Peabody (Whitechapel) Estate, Glasshouse Street
(now John Fisher
Street) see also Katharine Buildings
George Peabody (1795-1869) [picture 1857 by James Reid Lambdin] was a New Englander who made a fortune during the rapid growth of Baltimore as a port and trade centre, and moved to London in 1837, aged 42, to consolidate his empire (financing American railroad expansion and the first transatlantic cables, and establishing the merchant bank that was to become Morgan Grenfell). He financed the American exhibits at the 1851 Great Exhibition. Ironically, for one who aged 17 had volunteered as a soldier to fight against the advancing British fleet, he did much to foster Anglo-American trade and political relationships; and come the Civil War (which divided the American community in London) pressed for educational opportunities for blacks. His major benefaction was the £150,000 Peabody Donation Fund (the Peabody Trust), later increased to £500,000, for the construction of such improved dwellings for the poor as may combine in the utmost possible degree the essentials of healthfulness, comfort, social enjoyment and economy for Londoners, a gift acknowledged by Queen Victoria as wholly without parallel. Its creation was marked by a statue in Threadneedle Street unveiled by the Prince of Wales. When he died in 1869, the carriages of the Queen and the Prince of Wales followed the hearse to Westminster Abbey, where Gladstone was among the mourners. He was the first American to be awarded the Freedom of the City of London. |
ARTIZANS' AND LABOURERS' DWELLINGS IMPROVEMENT ACT, 1875. The Whitechapel District has already been greatly benefitted by the operations of the above Act, and should all the official representations which have been made to the Metropolitan Board of Works, of the several areas referred to in former Reports, be carried out, will be still further benefitted.
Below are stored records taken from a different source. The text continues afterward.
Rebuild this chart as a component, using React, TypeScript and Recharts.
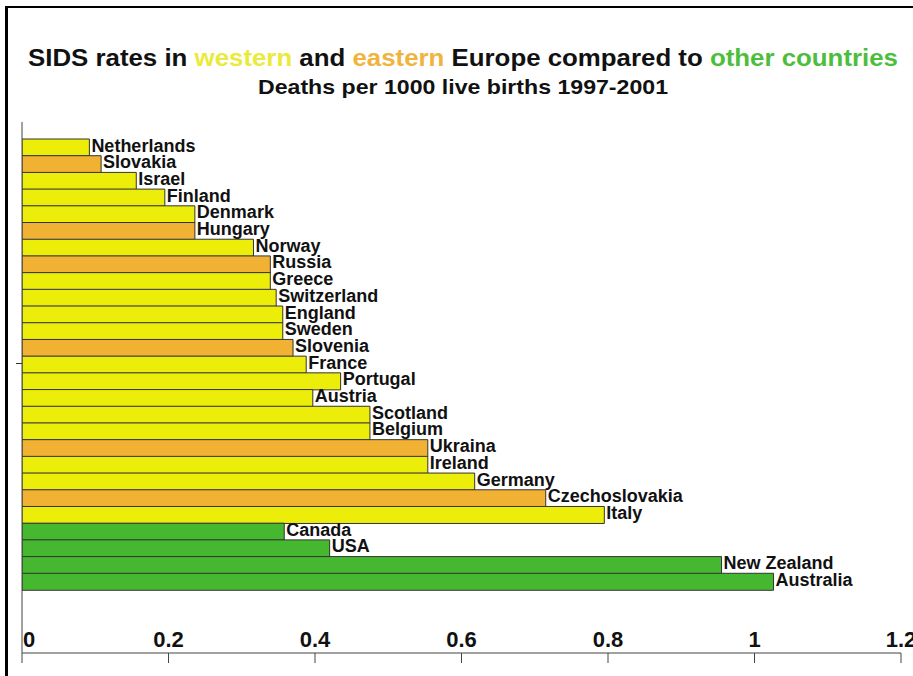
import React from 'react';
import { BarChart, Bar, XAxis, YAxis, Cell, LabelList } from 'recharts';

// SIDS deaths per 1000 live births, 1997-2001
const countries = [
  'Netherlands', 'Slovakia', 'Israel', 'Finland', 'Denmark', 'Hungary', 'Norway',
  'Russia', 'Greece', 'Switzerland', 'England', 'Sweden', 'Slovenia', 'France',
  'Portugal', 'Austria', 'Scotland', 'Belgium', 'Ukraina', 'Ireland', 'Germany',
  'Czechoslovakia', 'Italy', 'Canada', 'USA', 'New Zealand', 'Australia',
];
const rates = [
  0.092, 0.108, 0.156, 0.195, 0.236, 0.236, 0.316,
  0.339, 0.339, 0.347, 0.356, 0.356, 0.37, 0.388,
  0.435, 0.397, 0.475, 0.475, 0.554, 0.554, 0.618,
  0.715, 0.795, 0.358, 0.42, 0.955, 1.026,
];
const regions = [
  'west', 'east', 'west', 'west', 'west', 'east', 'west',
  'east', 'west', 'west', 'west', 'west', 'east', 'west',
  'west', 'west', 'west', 'west', 'east', 'west', 'west',
  'east', 'west', 'other', 'other', 'other', 'other',
];
const xTicks = [0, 0.2, 0.4, 0.6, 0.8, 1, 1.2];

const regionColors: Record<string, string> = {
  west: '#EDED0A',
  east: '#F1B234',
  other: '#45B82F',
};

const data = countries.map((name, i) => ({ name, rate: rates[i], region: regions[i] }));

const FONT = '"Liberation Sans", Arial, sans-serif';

const AxisTick = (props: any) => {
  const { x, y, payload } = props;
  const v = payload.value;
  const first = v === 0;
  return (
    <text
      x={first ? x + 1 : x}
      y={y - 16}
      textAnchor={first ? 'start' : 'middle'}
      fontFamily={FONT}
      fontWeight="bold"
      fontSize={22}
      fill="#111"
    >
      {String(v)}
    </text>
  );
};

const CountryLabel = (props: any) => {
  const { x, y, width, height, value } = props;
  return (
    <text
      x={Number(x) + Number(width) + 2}
      y={Number(y) + Number(height) / 2 + 4}
      fontFamily={FONT}
      fontWeight="bold"
      fontSize={18}
      fill="#111"
    >
      {value}
    </text>
  );
};

export default function App() {
  return (
    <div style={{ position: 'absolute', left: 0, top: 0, width: 913, height: 676, background: '#fff', overflow: 'hidden' }}>
      {/* frame */}
      <div
        style={{
          position: 'absolute', left: 5, top: 6, width: 908, height: 670, boxSizing: 'border-box',
          borderTop: '2.5px solid #000', borderLeft: '3px solid #000',
        }}
      />
      <div style={{ position: 'absolute', left: 16, top: 363, width: 6, height: 1, background: '#333' }} />
      <svg width={913} height={110} style={{ position: 'absolute', left: 0, top: 0 }}>
        <text x={28} y={66} textLength={870} lengthAdjust="spacingAndGlyphs" fontFamily={FONT} fontWeight="bold" fontSize={23} fill="#111">
          SIDS rates in <tspan fill="#EAEA3A">western</tspan> and <tspan fill="#F0B43E">eastern</tspan> Europe compared to{' '}
          <tspan fill="#4DBE3C">other countries</tspan>
        </text>
        <text x={258} y={94} textLength={410} lengthAdjust="spacingAndGlyphs" fontFamily={FONT} fontWeight="bold" fontSize={21} fill="#111">
          Deaths per 1000 live births 1997-2001
        </text>
      </svg>
      <div style={{ position: 'absolute', left: 0, top: 0 }}>
        <BarChart
          width={913}
          height={676}
          data={data}
          layout="vertical"
          barCategoryGap={0}
          margin={{ top: 122, right: 12, bottom: 10, left: 0 }}
        >
          <XAxis
            type="number"
            domain={[0, 1.2]}
            ticks={xTicks}
            height={13}
            tickSize={10}
            tickMargin={0}
            tick={<AxisTick />}
            axisLine={{ stroke: '#444' }}
            tickLine={{ stroke: '#444' }}
            allowDataOverflow
          />
          <YAxis
            type="category"
            dataKey="name"
            width={22}
            tick={false}
            tickLine={false}
            axisLine={{ stroke: '#444' }}
            padding={{ top: 17, bottom: 63 }}
          />
          <Bar dataKey="rate" stroke="#333" strokeWidth={1} isAnimationActive={false}>
            {data.map((d, i) => (
              <Cell key={`c-${i}`} fill={regionColors[d.region]} />
            ))}
            <LabelList dataKey="name" content={<CountryLabel />} />
          </Bar>
        </BarChart>
      </div>
    </div>
  );
}
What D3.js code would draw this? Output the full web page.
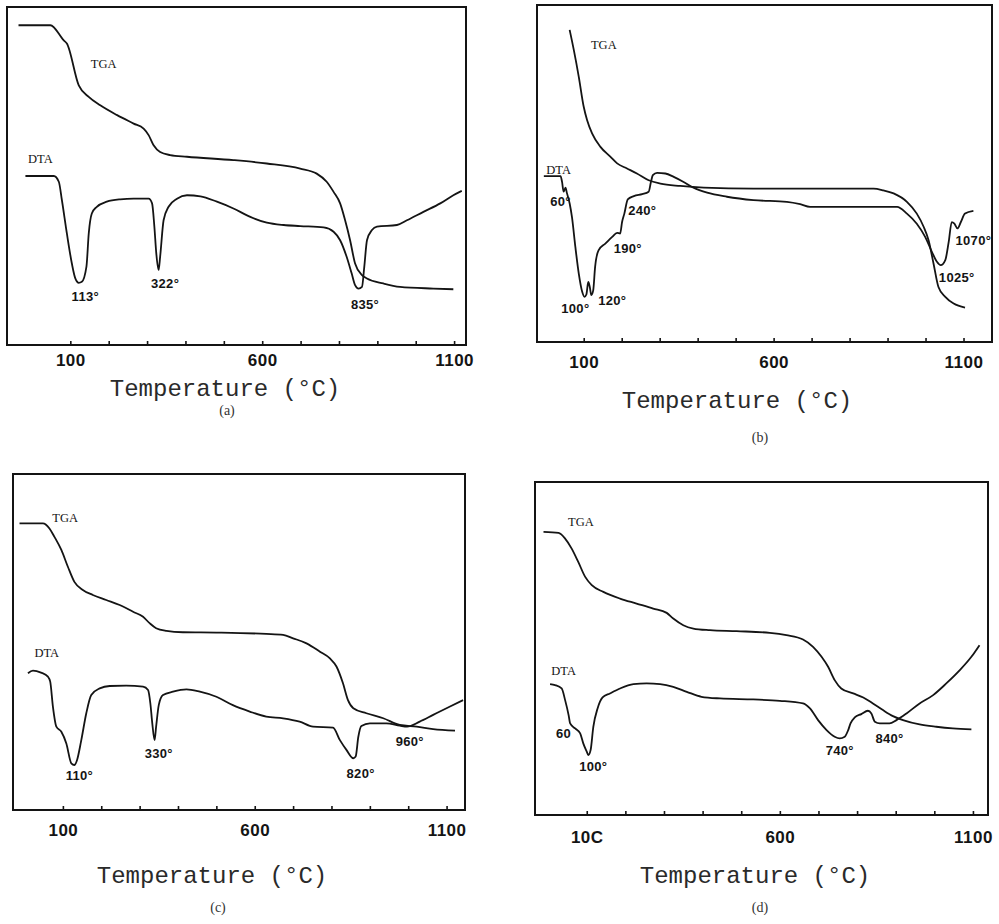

The five areas of which the Medical Officer of Health has made official representations, are— 1. The Royal Mint Street Scheme. 2. The Flower and Dean Street Scheme. 3. The Goulston Street Scheme. 4. The Great Pearl Street Scheme. 5. The Bell Lane Scheme. The whole of these several areas, together, comprise near twenty acres. At present, however, only three of these areas have been purchased by the Metropolitan Board of Works, viz., the Royal Mint Street, the Flower and Dean Street, and the Goulston Street areas.All the houses, with the exception of the 'Crown' public house, in Butler's Buildings, and the Schools in Darby Street, within No. 1 area, have been taken down, and blocks of Peabody Buildings have been erected on part of the area. These buildings consist of eleven blocks, and are built to accommodate 286 families. The population in these buildings was, at the end of March last, 1207. Some idea of the wretched condition of the Royal Mint Street area may be formed, when I state that it consisted of about six acres, and contained 450 houses, which were occupied by 3,750 persons, thus allowing to each, on an average, a space of only 8.3 square yards; but in a court called Crown Court, which formed part of this area, and joined Blue Anchor Yard with Glass House Street, there was only an average space of 3.4 square yards for each person. |
Henry Astley Darbishire was Peabody's principal architect until 1885 (he had designed their first scheme, Commercial Street in Spitalfields; the memorial drinking fountain to his patroness Baroness Angela Burdett-Coutts - then the richest woman in England, and known as 'Queen of the poor' - in Victoria Park is also his work). He undoubtedly created a recognisable, standard formula for their estates, though the constraints of the sites that the MBW had prepared often shaped the design, and the tricky Whitechapel estate is one of his most flexible plans. Less concerned with streetscape - so that his buildings look grim from the road - they concentrated on inward-facing blocks with internal spaces between them. He was keen on the use of coloured bricks for string courses and other details - he read a paper on the subject to the RIBA in 1865. (Pictured is the standard street entrance door used after 1875.)